Management at WNDU can add up many pluses. Everyone agrees that they are making excellent use of public service time, he notes. Furthermore, the program receives a good deal of local publicity and helps to promote stronger relations with the community. And while the fees collected from the student company do not quite cover costs, this is somewhat offset by the fact that some local sponsors have gotten their feet wet in television on the "Beyond Our Control" program.

Also, the program has already helped to develop some local talent. Bob Soos, a popular Daytona Beach disc jockey was "discovered" on "Beyond Our Control."

WNDU also has several graduates on the payroll as part-time cameramen while they are studying filmmaking at nearby Indiana University. And many others are already pointed in the direction of future careers in television as soon as they complete college.
However, the great majority of teenagers who have participated in the joint venture between the JA and the television station do not plan on media careers. For most, "Beyond Our Control" is simply an exciting exercise in learning how commercial television works.

In recent years, the JAers have earned a number of national awards. They've been given the Freedom Foundation's Economies Education Award for Practical Business Experience for the last three years in a row.

Equally prestigious was the award in 1975 of the National Association of Television Programming Executives' "Best Locally Produced Variety Show" honor.

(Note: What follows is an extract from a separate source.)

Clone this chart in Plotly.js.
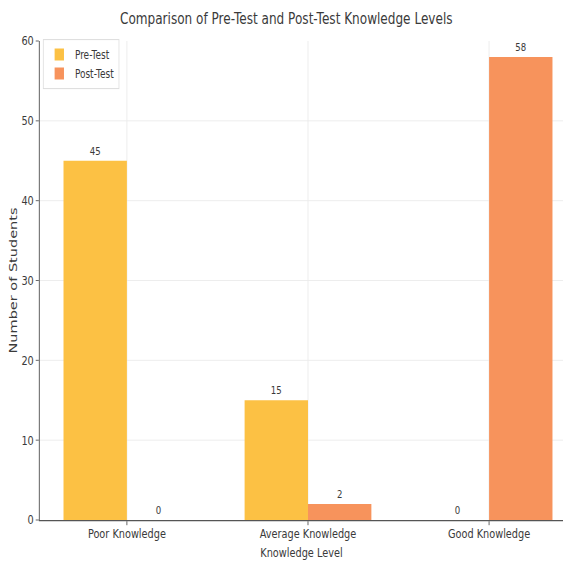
<!DOCTYPE html>
<html>
<head>
<meta charset="utf-8">
<script src="https://cdn.plot.ly/plotly-3.0.1.min.js"></script>
<style>
  html, body { margin: 0; padding: 0; background: #fff; overflow: hidden; }
  /* The figure is laid out on a wider canvas and then narrowed horizontally */
  #chart { width: 722px; height: 563px; transform: scaleX(0.78); transform-origin: 0 0; }
</style>
</head>
<body>
<div id="chart"></div>
<script>
// Knowledge levels before and after the intervention
const categories = ["Poor Knowledge", "Average Knowledge", "Good Knowledge"];
const preTest = [45, 15, 0];
const postTest = [0, 2, 58];
const yTicks = [0, 10, 20, 30, 40, 50, 60];

const FONT = "DejaVu Sans, sans-serif";
const PRE_COLOR = "#FCC144";
const POST_COLOR = "#F7935C";
const TEXT = "#3a3a3a";

const traces = [
  {
    type: "bar", name: "Pre-Test", x: categories, y: preTest,
    marker: { color: PRE_COLOR },
    text: preTest.map(String), textposition: "outside", cliponaxis: false,
    textfont: { family: FONT, size: 11, color: TEXT }
  },
  {
    type: "bar", name: "Post-Test", x: categories, y: postTest,
    marker: { color: POST_COLOR },
    text: postTest.map(String), textposition: "outside", cliponaxis: false,
    textfont: { family: FONT, size: 11, color: TEXT }
  }
];

const layout = {
  width: 722, height: 563,
  margin: { l: 51, r: 0, t: 41, b: 43 },
  paper_bgcolor: "#fff", plot_bgcolor: "#fff",
  barmode: "group", bargap: 0.3, bargroupgap: 0,
  font: { family: FONT, size: 12, color: TEXT },
  title: {
    text: "Comparison of Pre-Test and Post-Test Knowledge Levels",
    font: { family: FONT, size: 15.5, color: TEXT },
    x: 367 / 722, xanchor: "center", y: 0.967, yanchor: "middle"
  },
  xaxis: {
    type: "category", range: [-0.481, 2.409],
    showline: true, linecolor: "#555", linewidth: 1.2,
    showgrid: true, gridcolor: "#ebebeb", gridwidth: 1,
    ticks: "outside", ticklen: 4, tickcolor: "#555",
    ticklabelstandoff: -2,
    tickfont: { family: FONT, size: 12.5, color: TEXT },
    title: { text: "Knowledge Level", font: { family: FONT, size: 12.5, color: TEXT }, standoff: 8 }
  },
  yaxis: {
    range: [0, 60], tickvals: yTicks, ticktext: yTicks.map(String),
    showline: true, linecolor: "#555", linewidth: 1.2, zeroline: false,
    showgrid: true, gridcolor: "#ebebeb", gridwidth: 1,
    ticks: "outside", ticklen: 4, tickcolor: "#555",
    ticklabelstandoff: -2.5,
    tickfont: { family: FONT, size: 12.5, color: TEXT },
    title: { text: "Number of Students", font: { family: FONT, size: 14.5, color: TEXT }, standoff: 1 }
  },
  legend: {
    x: 0.006, y: 1.004, xanchor: "left", yanchor: "top",
    bgcolor: "rgba(255,255,255,0.85)", bordercolor: "#dddddd", borderwidth: 1,
    font: { family: FONT, size: 11.5, color: TEXT },
    itemwidth: 30, tracegroupgap: 2
  },
  showlegend: true
};

Plotly.newPlot("chart", traces, layout, { displayModeBar: false, staticPlot: true });
</script>
</body>
</html>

Who benefits the most, the station or the teenagers?

Williams ventures the opinion that it is a standoff. But if he has to select the real winner, it would be the public.

"Ratings for the program range from meager to fair," he said. "However, the audience, which is largely teenagers, who had been turning off television, is tremendously enthusiastic. They like the action and the relevance and they let us know it with hundreds of letters."

However, among the letters that advisor Williams values the most is one which calls "Beyond OurControl" the best locally produced program in the area. The author of that letter? An executive of a competing television station.